What Are Topic Maps
Many years ago, I started looking into SGML and XML as a way to make information more manageable and findable, which was something I had been working on for a long time. It took me several years to discover that, although SGML and XML helped, they did not actually solve the problem. Later I discovered topic maps, and it seemed to me that here was the missing piece that would make it possible to really find what you were looking for. This article is about why I still think so.
What Topic Maps Do
When XML is introduced into an organization it is usually used for one of two purposes: either to structure the organization's documents or to make that organization's applications talk to other applications. These are both useful ways of using XML, but they will not help anyone find the information they are looking for. What changes with the introduction of XML is that the document processes become more controllable and can be automated to a greater degree than before, while applications can now communicate internally and externally. But the big picture, something that collects the key concepts in the organization's information and ties it all together, is nowhere to be found.
This is where topic maps come in. With topic maps you create an index of information which resides outside that information, as shown in the diagram above. The topic map (the cloud at the top) describes the information in the documents (the little rectangles) and the databases (the little "cans") by linking into them using URIs (the lines).
The topic map takes the key concepts described in the databases and documents and relates them together independently of what is said about them in the information being indexed. So when a document says "The maintenance procedure for part X consists of the following steps..." the topic map may say "Part X is of type Q and is contained in parts Y and Z and its maintenance procedure resides in document W". This means taking a step back from the details and focusing on the forest rather than the trees. Or, to put it another way, it means managing the meaning of the information, rather than just the information.
The result is an information structure that breaks out of the traditional hierarchical straightjacket that we have gotten used to squeezing our information into. A topic map usually contains several overlapping hierarchies which are rich with semantic cross-links like "Part X is critical to procedure V." This makes information much easier to find because you no longer act as the designers expected you to; there are multiple redundant navigation paths that will lead you to the same answer. You can even use searches to jump to a good starting point for navigation.

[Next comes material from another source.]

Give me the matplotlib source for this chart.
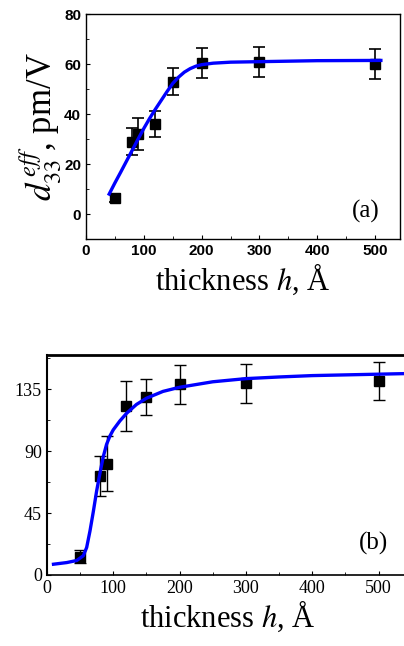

The most common use for topic maps right now is to build web sites that are entirely driven by the topic map, in order to fully realize the their information-finding benefits. The topic map provides the site structure, and the page content is taken partly from the topic map itself, and partly from the occurrences. This solution is perfect for all sorts of portals, catalogs, site indexes, and so on. Since a topic map can be said to represent knowledge about the things it describes, topic maps are also ideal as knowledge management tools.
This is by no means all topic maps can be used for, however. They can also be used to organize the content in content management systems (instead of the simple folder hierarchies and property-value metadata often used today), they integrate information from diverse sources (using merging), they can drive expert systems, and much much more. (This article will focus on information-finding, however, since it is an introductory article with limited scope and length. See Marc de Graauw's article about topic maps in B2B exchange for a different view on what topic maps can do.)